SINGAPORE - Since his wife suffered a stroke five years ago, Mr Tan Sue Hoai has been taking care of her daily needs - bathing her, preparing her meals, helping her to use the bathroom and even carrying her to bed.
"This is me fulfilling my promise to her at our wedding - that when one of us has problems, the other takes care of him or her," said the 73-year-old retiree, who has been married to Madam Oei for 30 years.
Mr Tan had contemplated sending his wife to a nursing home when the stroke left the left side of her body paralysed, but she expressed her wish to stay at their three-room flat in Bedok.
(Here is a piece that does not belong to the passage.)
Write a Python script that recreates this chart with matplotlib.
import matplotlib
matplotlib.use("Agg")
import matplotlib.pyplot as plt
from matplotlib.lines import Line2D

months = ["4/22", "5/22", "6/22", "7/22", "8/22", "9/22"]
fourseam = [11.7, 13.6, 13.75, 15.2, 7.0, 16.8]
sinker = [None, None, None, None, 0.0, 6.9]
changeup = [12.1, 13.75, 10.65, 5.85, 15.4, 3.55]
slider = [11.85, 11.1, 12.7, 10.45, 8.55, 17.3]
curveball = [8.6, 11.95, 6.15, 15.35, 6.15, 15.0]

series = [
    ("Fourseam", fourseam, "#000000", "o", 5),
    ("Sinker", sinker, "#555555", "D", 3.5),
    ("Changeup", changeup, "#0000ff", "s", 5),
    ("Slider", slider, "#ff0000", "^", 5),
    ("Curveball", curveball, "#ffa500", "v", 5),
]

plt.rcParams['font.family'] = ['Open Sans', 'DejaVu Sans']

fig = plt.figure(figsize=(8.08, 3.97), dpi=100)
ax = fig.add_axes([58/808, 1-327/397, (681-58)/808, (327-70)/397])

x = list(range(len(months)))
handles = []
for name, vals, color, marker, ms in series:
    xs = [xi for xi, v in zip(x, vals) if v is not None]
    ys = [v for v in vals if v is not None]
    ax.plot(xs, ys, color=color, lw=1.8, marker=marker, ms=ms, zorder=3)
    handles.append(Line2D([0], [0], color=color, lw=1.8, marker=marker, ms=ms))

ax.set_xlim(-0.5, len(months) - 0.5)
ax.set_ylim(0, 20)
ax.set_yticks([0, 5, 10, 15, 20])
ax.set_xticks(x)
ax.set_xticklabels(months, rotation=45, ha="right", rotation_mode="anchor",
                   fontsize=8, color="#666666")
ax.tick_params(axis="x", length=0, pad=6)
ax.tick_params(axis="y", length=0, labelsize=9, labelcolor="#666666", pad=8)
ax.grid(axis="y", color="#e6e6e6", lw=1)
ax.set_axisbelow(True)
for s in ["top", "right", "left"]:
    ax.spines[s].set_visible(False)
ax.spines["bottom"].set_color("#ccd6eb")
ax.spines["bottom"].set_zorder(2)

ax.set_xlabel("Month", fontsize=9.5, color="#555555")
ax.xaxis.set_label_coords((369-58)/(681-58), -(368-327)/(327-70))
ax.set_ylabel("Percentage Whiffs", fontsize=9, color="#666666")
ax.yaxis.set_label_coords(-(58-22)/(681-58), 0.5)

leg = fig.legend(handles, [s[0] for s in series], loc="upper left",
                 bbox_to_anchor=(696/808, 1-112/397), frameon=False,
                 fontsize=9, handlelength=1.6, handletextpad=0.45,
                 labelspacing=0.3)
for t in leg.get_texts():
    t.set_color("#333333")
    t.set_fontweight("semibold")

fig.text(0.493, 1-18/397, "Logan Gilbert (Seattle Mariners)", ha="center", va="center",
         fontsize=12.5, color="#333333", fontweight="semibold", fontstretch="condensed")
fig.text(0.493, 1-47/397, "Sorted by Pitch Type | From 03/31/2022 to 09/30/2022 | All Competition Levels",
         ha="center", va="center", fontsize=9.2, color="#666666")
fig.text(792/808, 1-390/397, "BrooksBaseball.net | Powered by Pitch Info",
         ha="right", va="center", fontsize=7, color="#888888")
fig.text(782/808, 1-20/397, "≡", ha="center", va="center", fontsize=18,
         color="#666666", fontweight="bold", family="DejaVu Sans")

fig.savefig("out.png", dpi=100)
On weekdays, 66-year-old Madam Oei spends much of her time in a daycare centre near their home, where she does rehabilitation exercises and interacts with other seniors in activities such as karaoke and games.
Mr Tan uses his monthly Central Provident Fund payout of $300, coupled with his savings, to pay for their combined monthly expenses of $500 to $600.
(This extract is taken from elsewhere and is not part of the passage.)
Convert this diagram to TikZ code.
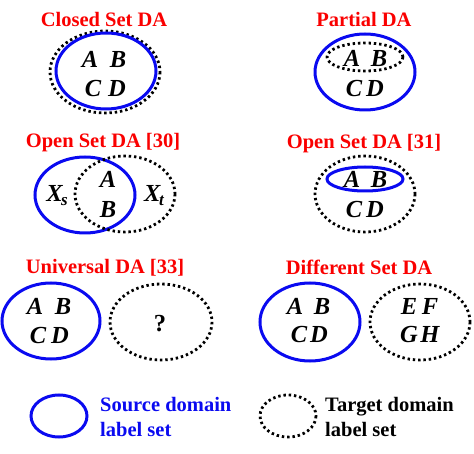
\documentclass[tikz,border=0pt]{standalone}
\usepackage{fontspec}
\setmainfont{Liberation Serif}
\definecolor{tred}{RGB}{250,0,0}
\definecolor{sblue}{RGB}{10,10,240}
\begin{document}
\begin{tikzpicture}[x=1pt,y=-1pt,
  src/.style={draw=sblue,line width=3pt},
  tgt/.style={draw=black,line width=2.8pt,dash pattern=on 2.4pt off 2.9pt},
  ttl/.style={anchor=base,text=tred,font=\fontsize{20.5}{22}\selectfont\bfseries,inner sep=0pt},
  lab/.style={anchor=base,font=\fontsize{24.5}{26}\selectfont\bfseries\itshape,inner sep=0pt},
  leg/.style={anchor=base west,font=\fontsize{20.5}{22}\selectfont\bfseries,inner sep=0pt}]
\useasboundingbox (0,0) rectangle (474,454);
% Closed Set DA
\node[ttl] (t1) at (104,27) {Closed Set DA};
\draw[tgt] (105,72) ellipse [x radius=55,y radius=41];
\draw[src] (106,71) ellipse [x radius=50,y radius=38];
\node[lab] (a1) at (90,68) {A};
\node[lab] (b1) at (118,68) {B};
\node[lab] (c1) at (93,97) {C};
\node[lab] (d1) at (117,97) {D};
% Partial DA
\node[ttl] (t2) at (364,27) {Partial DA};
\draw[src] (365,72) ellipse [x radius=50,y radius=38];
\draw[tgt] (365,57) ellipse [x radius=38,y radius=14];
\node[lab] (a2) at (352,67) {A};
\node[lab] (b2) at (379,67) {B};
\node[lab] (c2) at (354,97) {C};
\node[lab] (d2) at (375,97) {D};
% Open Set DA [30]
\node[ttl] (t3) at (103,148) {Open Set DA [30]};
\draw[src] (85,195) ellipse [x radius=50,y radius=38];
\draw[tgt] (125,194) ellipse [x radius=50,y radius=38];
\node[lab] (xs) at (57,202) {X\kern-1.5pt\raisebox{-4pt}{\fontsize{17}{18}\selectfont s}};
\node[lab] (a3) at (108,188) {A};
\node[lab] (b3) at (108,218) {B};
\node[lab] (xt) at (154,202) {X\kern-1.5pt\raisebox{-4pt}{\fontsize{17}{18}\selectfont t}};
% Open Set DA [31]
\node[ttl] (t4) at (364,149) {Open Set DA [31]};
\draw[tgt] (365,194) ellipse [x radius=50,y radius=38];
\draw[src] (365,179) ellipse [x radius=38,y radius=12];
\node[lab] (a4) at (352,188) {A};
\node[lab] (b4) at (379,188) {B};
\node[lab] (c4) at (354,218) {C};
\node[lab] (d4) at (375,218) {D};
% Universal DA [33]
\node[ttl] (t5) at (105,274) {Universal DA [33]};
\draw[src] (51,321) ellipse [x radius=49,y radius=38];
\draw[tgt] (161,322) ellipse [x radius=51,y radius=38];
\node[lab] (a5) at (35,315) {A};
\node[lab] (b5) at (63,315) {B};
\node[lab] (c5) at (38,344) {C};
\node[lab] (d5) at (60,344) {D};
\node[lab,font=\fontsize{24.5}{26}\selectfont\bfseries] (q5) at (160,332) {?};
% Different Set DA
\node[ttl] (t6) at (359,275) {Different Set DA};
\draw[src] (310,322) ellipse [x radius=50,y radius=39];
\draw[tgt] (420,322) ellipse [x radius=50,y radius=38];
\node[lab] (a6) at (295,315) {A};
\node[lab] (b6) at (322,315) {B};
\node[lab] (c6) at (299,343) {C};
\node[lab] (d6) at (319,343) {D};
\node[lab] (e6) at (409,315) {E};
\node[lab] (f6) at (430,315) {F};
\node[lab] (g6) at (409,343) {G};
\node[lab] (h6) at (430,343) {H};
% Legend
\draw[src] (59,416) ellipse [x radius=28,y radius=21];
\node[leg,text=sblue] (ls1) at (100,411) {Source domain};
\node[leg,text=sblue] (ls2) at (100,436) {label set};
\draw[tgt] (288,416) ellipse [x radius=28,y radius=21];
\node[leg] (lt1) at (325,411) {Target domain};
\node[leg] (lt2) at (325,436) {label set};
\end{tikzpicture}
\end{document}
These include fees for the daycare services, utilities, food and household essentials.
" We rarely go out. If there's a function nearby - like a community centre dinner or a getai performance - I will wheel her there," said Mr Tan, who added that transporting his wife to places further away can cost around $100 for a round trip.
A new Home Caregiving Grant (HCG) of $200 will be introduced by the Ministry of Health by the end of this year to defray the costs of home and community-based long-term caregivers of people with permanent moderate disabilities.
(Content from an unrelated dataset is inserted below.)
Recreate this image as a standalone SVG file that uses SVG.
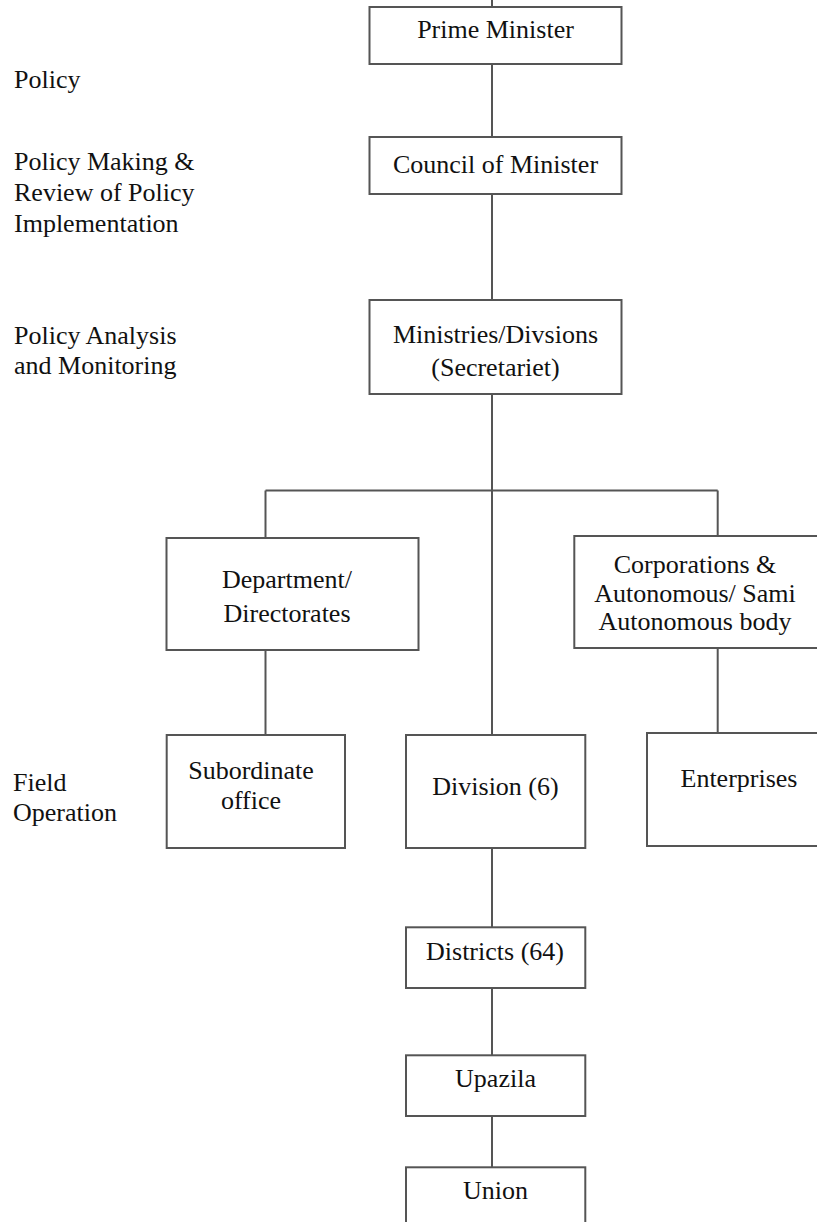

To qualify, these individuals must require assistance with at least three activities of daily living - namely bathing, dressing, eating, toileting, transferring such as from bed to chair, and moving from room to room - regardless of age.
The means-tested grant will replace the existing Foreign Domestic Worker (FDW) Grant of $120 per month. In addition to offsetting the costs of hiring an FDW, caregivers can use the grant for other caregiving expenses, such as the costs of senior care centre services and homecare services, as well as transportation to medical appointments.
Mr Tan said that although the new grant might help to relieve the couple's financial burden a little, they will still not be able to afford a domestic helper.
"I'll do everything myself while I still can," said Mr Tan, although he worries that he might not be able to take care of his wife as he gets older.
"I worry about the day I'm unable to take care of her. I worry about what might happen to her if I were to go first."